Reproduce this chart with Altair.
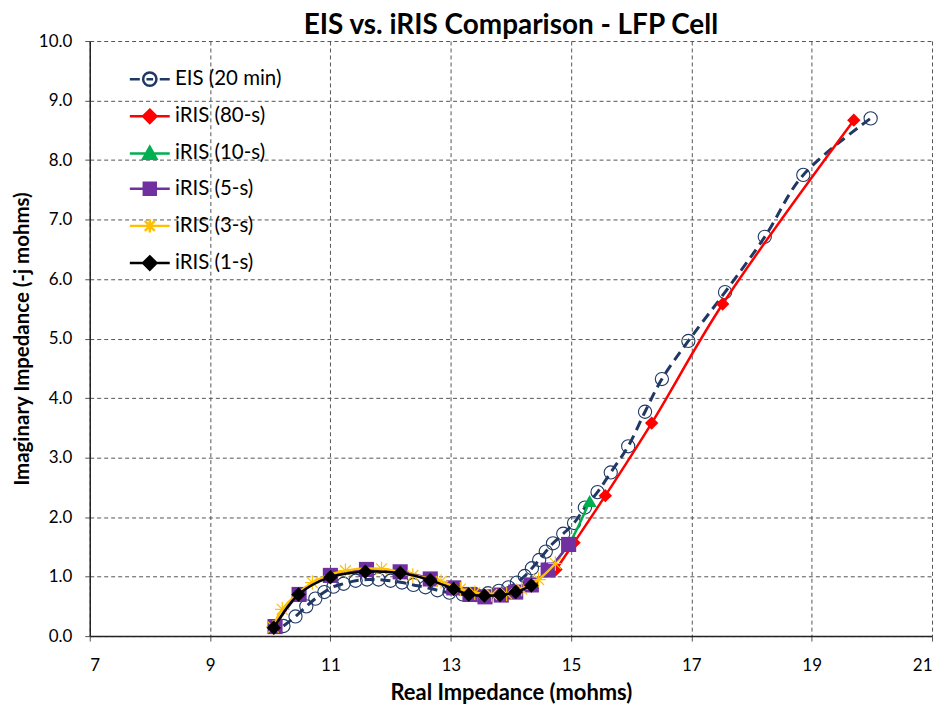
import altair as alt
import pandas as pd

# ---------------- data ----------------
series_names = ["EIS (20 min)", "iRIS (80-s)", "iRIS (10-s)", "iRIS (5-s)", "iRIS (3-s)", "iRIS (1-s)"]
line_colors = ["#1F3864", "#FF0000", "#00B050", "#7030A0", "#FFC000", "#000000"]
fill_colors = ["transparent", "#FF0000", "#00B050", "#7030A0", "#FFC000", "#000000"]

eis_x = [10.22, 10.42, 10.60, 10.75, 10.90, 11.05, 11.22, 11.42, 11.61, 11.80, 12.00, 12.19,
         12.38, 12.58, 12.78, 12.98, 13.20, 13.42, 13.62, 13.80, 13.96, 14.10, 14.23, 14.35,
         14.47, 14.58, 14.70, 14.87, 15.05, 15.23, 15.44, 15.66, 15.95, 16.23, 16.51, 16.95,
         17.56, 18.22, 18.86, 19.98]
eis_y = [0.17, 0.33, 0.50, 0.63, 0.74, 0.83, 0.88, 0.93, 0.95, 0.95, 0.93, 0.90,
         0.86, 0.82, 0.77, 0.73, 0.70, 0.69, 0.72, 0.76, 0.82, 0.90, 1.01, 1.14,
         1.28, 1.42, 1.56, 1.72, 1.90, 2.16, 2.42, 2.75, 3.19, 3.77, 4.32, 4.96,
         5.78, 6.71, 7.75, 8.70]

r80_x = [14.75, 15.05, 15.57, 16.34, 17.52, 19.70]
r80_y = [1.12, 1.57, 2.36, 3.58, 5.58, 8.67]

r10_x = [14.62, 14.96, 15.31]
r10_y = [1.11, 1.54, 2.27]

r5_x = [10.08, 10.48, 11.00, 11.60, 12.16, 12.66, 13.05, 13.32, 13.57, 13.84, 14.08, 14.34, 14.62, 14.96]
r5_y = [0.16, 0.70, 1.02, 1.12, 1.08, 0.96, 0.81, 0.70, 0.66, 0.69, 0.74, 0.86, 1.11, 1.54]

r3_x = [10.05, 10.20, 10.70, 11.25, 11.85, 12.37, 12.84, 13.16, 13.40, 13.68, 13.93, 14.18, 14.46, 14.74]
r3_y = [0.15, 0.45, 0.90, 1.10, 1.13, 1.02, 0.92, 0.79, 0.73, 0.70, 0.71, 0.79, 0.95, 1.22]

r1_x = [10.06, 10.47, 11.00, 11.58, 12.16, 12.66, 13.05, 13.30, 13.56, 13.82, 14.08, 14.34]
r1_y = [0.14, 0.70, 0.99, 1.08, 1.06, 0.94, 0.79, 0.70, 0.68, 0.69, 0.74, 0.85]

x_ticks = [7, 9, 11, 13, 15, 17, 19, 21]
y_ticks = [0, 1, 2, 3, 4, 5, 6, 7, 8, 9, 10]

FONT = "Lato"
STAR = "M-1,0H1M0,-1V1M-0.75,-0.75L0.75,0.75M-0.75,0.75L0.75,-0.75"

# legend symbols: line + marker in one path
legend_paths = [
    "M-3,0H-1.5M-0.5,0H0.5M1.5,0H3M1,0A1,1 0 1,1 -1,0A1,1 0 1,1 1,0Z",
    "M-3,0H3M0,-1L1,0L0,1L-1,0Z",
    "M-3,0H3M0,-1L1,0.8L-1,0.8Z",
    "M-3,0H3M-0.9,-0.9H0.9V0.9H-0.9Z",
    "M-3,0H3M0,-1V1M-0.75,-0.75L0.75,0.75M-0.75,0.75L0.75,-0.75",
    "M-3,0H3M0,-1L1,0L0,1L-1,0Z",
]

X = alt.X("x:Q", scale=alt.Scale(domain=[7, 21], nice=False, zero=False),
          axis=alt.Axis(values=x_ticks, title="Real Impedance (mohms)", format="d",
                        labelPadding=17, titlePadding=9))
Y = alt.Y("y:Q", scale=alt.Scale(domain=[0, 10], nice=False),
          axis=alt.Axis(values=y_ticks, title="Imaginary Impedance (-j mohms)", format=".1f",
                        labelPadding=13, titlePadding=6, titleFontSize=20.5))


def layers(xs, ys, color, shape, size, filled, lw=2.5, dash=None, pstroke=None):
    df = pd.DataFrame({"x": xs, "y": ys, "i": list(range(len(xs)))})
    base = alt.Chart(df).encode(x=X, y=Y, order="i:Q")
    lkw = dict(color=color, strokeWidth=lw, interpolate="catmull-rom")
    if dash is not None:
        lkw["strokeDash"] = dash
    line = base.mark_line(**lkw)
    pkw = dict(shape=shape, size=size, filled=filled, color=color, opacity=1)
    if pstroke is not None:
        pkw["strokeWidth"] = pstroke
    pts = base.mark_point(**pkw)
    return [line, pts]


all_layers = []
all_layers += layers(eis_x, eis_y, line_colors[0], "circle", 175, False, lw=3, dash=[10, 6], pstroke=1.1)
all_layers += layers(r80_x, r80_y, line_colors[1], "diamond", 180, True)
all_layers += layers(r10_x, r10_y, line_colors[2], "triangle-up", 200, True)
all_layers += layers(r5_x, r5_y, line_colors[3], "square", 230, True)
all_layers += layers(r3_x, r3_y, line_colors[4], STAR, 210, False, pstroke=1.2)
all_layers += layers(r1_x, r1_y, line_colors[5], "diamond", 210, True)

leg_df = pd.DataFrame({"series": series_names, "x": [7.0] * 6, "y": [0.0] * 6})
leg = alt.Legend(title=None, orient="none", legendX=50, legendY=28, labelFont=FONT,
                 labelFontSize=20.5, labelColor="#000000", symbolSize=178, symbolStrokeWidth=2.5,
                 rowPadding=13.3, labelOffset=15, padding=0, symbolOpacity=1)
legend_layer = alt.Chart(leg_df).transform_filter("false").mark_point(size=178, opacity=1).encode(
    x=X, y=Y,
    shape=alt.Shape("series:N", scale=alt.Scale(domain=series_names, range=legend_paths), legend=leg),
    fill=alt.Fill("series:N", scale=alt.Scale(domain=series_names, range=fill_colors), legend=leg),
    stroke=alt.Stroke("series:N", scale=alt.Scale(domain=series_names, range=line_colors), legend=leg),
)

chart = alt.layer(*all_layers, legend_layer).properties(
    width=845, height=597,
    title=alt.TitleParams("EIS vs. iRIS Comparison - LFP Cell", font=FONT, fontSize=28,
                          fontWeight="bold", anchor="middle", offset=-8, color="#000000"),
    autosize=alt.AutoSizeParams(type="none"),
    padding={"left": 82, "top": 32, "right": 6, "bottom": 70},
).configure_view(stroke=None).configure_axis(
    labelFont=FONT, labelFontSize=17, labelColor="#000000",
    titleFont=FONT, titleFontSize=22, titleFontWeight="bold", titleColor="#000000",
    grid=True, gridColor="#555555", gridDash=[4, 3], gridWidth=1,
    domainColor="#222222", domainWidth=1.5,
    tickColor="#555555", tickSize=5, tickWidth=1,
)

chart.save("out.html", embed_options={"renderer": "svg", "actions": False})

To do: Give back every line exactly as it stands, pictures excluded.

Result of this exercise:
Reproduce this chart with Altair.
import altair as alt
import pandas as pd

# ---------------- data ----------------
series_names = ["EIS (20 min)", "iRIS (80-s)", "iRIS (10-s)", "iRIS (5-s)", "iRIS (3-s)", "iRIS (1-s)"]
line_colors = ["#1F3864", "#FF0000", "#00B050", "#7030A0", "#FFC000", "#000000"]
fill_colors = ["transparent", "#FF0000", "#00B050", "#7030A0", "#FFC000", "#000000"]

eis_x = [10.22, 10.42, 10.60, 10.75, 10.90, 11.05, 11.22, 11.42, 11.61, 11.80, 12.00, 12.19,
         12.38, 12.58, 12.78, 12.98, 13.20, 13.42, 13.62, 13.80, 13.96, 14.10, 14.23, 14.35,
         14.47, 14.58, 14.70, 14.87, 15.05, 15.23, 15.44, 15.66, 15.95, 16.23, 16.51, 16.95,
         17.56, 18.22, 18.86, 19.98]
eis_y = [0.17, 0.33, 0.50, 0.63, 0.74, 0.83, 0.88, 0.93, 0.95, 0.95, 0.93, 0.90,
         0.86, 0.82, 0.77, 0.73, 0.70, 0.69, 0.72, 0.76, 0.82, 0.90, 1.01, 1.14,
         1.28, 1.42, 1.56, 1.72, 1.90, 2.16, 2.42, 2.75, 3.19, 3.77, 4.32, 4.96,
         5.78, 6.71, 7.75, 8.70]

r80_x = [14.75, 15.05, 15.57, 16.34, 17.52, 19.70]
r80_y = [1.12, 1.57, 2.36, 3.58, 5.58, 8.67]

r10_x = [14.62, 14.96, 15.31]
r10_y = [1.11, 1.54, 2.27]

r5_x = [10.08, 10.48, 11.00, 11.60, 12.16, 12.66, 13.05, 13.32, 13.57, 13.84, 14.08, 14.34, 14.62, 14.96]
r5_y = [0.16, 0.70, 1.02, 1.12, 1.08, 0.96, 0.81, 0.70, 0.66, 0.69, 0.74, 0.86, 1.11, 1.54]

r3_x = [10.05, 10.20, 10.70, 11.25, 11.85, 12.37, 12.84, 13.16, 13.40, 13.68, 13.93, 14.18, 14.46, 14.74]
r3_y = [0.15, 0.45, 0.90, 1.10, 1.13, 1.02, 0.92, 0.79, 0.73, 0.70, 0.71, 0.79, 0.95, 1.22]

r1_x = [10.06, 10.47, 11.00, 11.58, 12.16, 12.66, 13.05, 13.30, 13.56, 13.82, 14.08, 14.34]
r1_y = [0.14, 0.70, 0.99, 1.08, 1.06, 0.94, 0.79, 0.70, 0.68, 0.69, 0.74, 0.85]

x_ticks = [7, 9, 11, 13, 15, 17, 19, 21]
y_ticks = [0, 1, 2, 3, 4, 5, 6, 7, 8, 9, 10]

FONT = "Lato"
STAR = "M-1,0H1M0,-1V1M-0.75,-0.75L0.75,0.75M-0.75,0.75L0.75,-0.75"

# legend symbols: line + marker in one path
legend_paths = [
    "M-3,0H-1.5M-0.5,0H0.5M1.5,0H3M1,0A1,1 0 1,1 -1,0A1,1 0 1,1 1,0Z",
    "M-3,0H3M0,-1L1,0L0,1L-1,0Z",
    "M-3,0H3M0,-1L1,0.8L-1,0.8Z",
    "M-3,0H3M-0.9,-0.9H0.9V0.9H-0.9Z",
    "M-3,0H3M0,-1V1M-0.75,-0.75L0.75,0.75M-0.75,0.75L0.75,-0.75",
    "M-3,0H3M0,-1L1,0L0,1L-1,0Z",
]

X = alt.X("x:Q", scale=alt.Scale(domain=[7, 21], nice=False, zero=False),
          axis=alt.Axis(values=x_ticks, title="Real Impedance (mohms)", format="d",
                        labelPadding=17, titlePadding=9))
Y = alt.Y("y:Q", scale=alt.Scale(domain=[0, 10], nice=False),
          axis=alt.Axis(values=y_ticks, title="Imaginary Impedance (-j mohms)", format=".1f",
                        labelPadding=13, titlePadding=6, titleFontSize=20.5))


def layers(xs, ys, color, shape, size, filled, lw=2.5, dash=None, pstroke=None):
    df = pd.DataFrame({"x": xs, "y": ys, "i": list(range(len(xs)))})
    base = alt.Chart(df).encode(x=X, y=Y, order="i:Q")
    lkw = dict(color=color, strokeWidth=lw, interpolate="catmull-rom")
    if dash is not None:
        lkw["strokeDash"] = dash
    line = base.mark_line(**lkw)
    pkw = dict(shape=shape, size=size, filled=filled, color=color, opacity=1)
    if pstroke is not None:
        pkw["strokeWidth"] = pstroke
    pts = base.mark_point(**pkw)
    return [line, pts]


all_layers = []
all_layers += layers(eis_x, eis_y, line_colors[0], "circle", 175, False, lw=3, dash=[10, 6], pstroke=1.1)
all_layers += layers(r80_x, r80_y, line_colors[1], "diamond", 180, True)
all_layers += layers(r10_x, r10_y, line_colors[2], "triangle-up", 200, True)
all_layers += layers(r5_x, r5_y, line_colors[3], "square", 230, True)
all_layers += layers(r3_x, r3_y, line_colors[4], STAR, 210, False, pstroke=1.2)
all_layers += layers(r1_x, r1_y, line_colors[5], "diamond", 210, True)

leg_df = pd.DataFrame({"series": series_names, "x": [7.0] * 6, "y": [0.0] * 6})
leg = alt.Legend(title=None, orient="none", legendX=50, legendY=28, labelFont=FONT,
                 labelFontSize=20.5, labelColor="#000000", symbolSize=178, symbolStrokeWidth=2.5,
                 rowPadding=13.3, labelOffset=15, padding=0, symbolOpacity=1)
legend_layer = alt.Chart(leg_df).transform_filter("false").mark_point(size=178, opacity=1).encode(
    x=X, y=Y,
    shape=alt.Shape("series:N", scale=alt.Scale(domain=series_names, range=legend_paths), legend=leg),
    fill=alt.Fill("series:N", scale=alt.Scale(domain=series_names, range=fill_colors), legend=leg),
    stroke=alt.Stroke("series:N", scale=alt.Scale(domain=series_names, range=line_colors), legend=leg),
)

chart = alt.layer(*all_layers, legend_layer).properties(
    width=845, height=597,
    title=alt.TitleParams("EIS vs. iRIS Comparison - LFP Cell", font=FONT, fontSize=28,
                          fontWeight="bold", anchor="middle", offset=-8, color="#000000"),
    autosize=alt.AutoSizeParams(type="none"),
    padding={"left": 82, "top": 32, "right": 6, "bottom": 70},
).configure_view(stroke=None).configure_axis(
    labelFont=FONT, labelFontSize=17, labelColor="#000000",
    titleFont=FONT, titleFontSize=22, titleFontWeight="bold", titleColor="#000000",
    grid=True, gridColor="#555555", gridDash=[4, 3], gridWidth=1,
    domainColor="#222222", domainWidth=1.5,
    tickColor="#555555", tickSize=5, tickWidth=1,
)

chart.save("out.html", embed_options={"renderer": "svg", "actions": False})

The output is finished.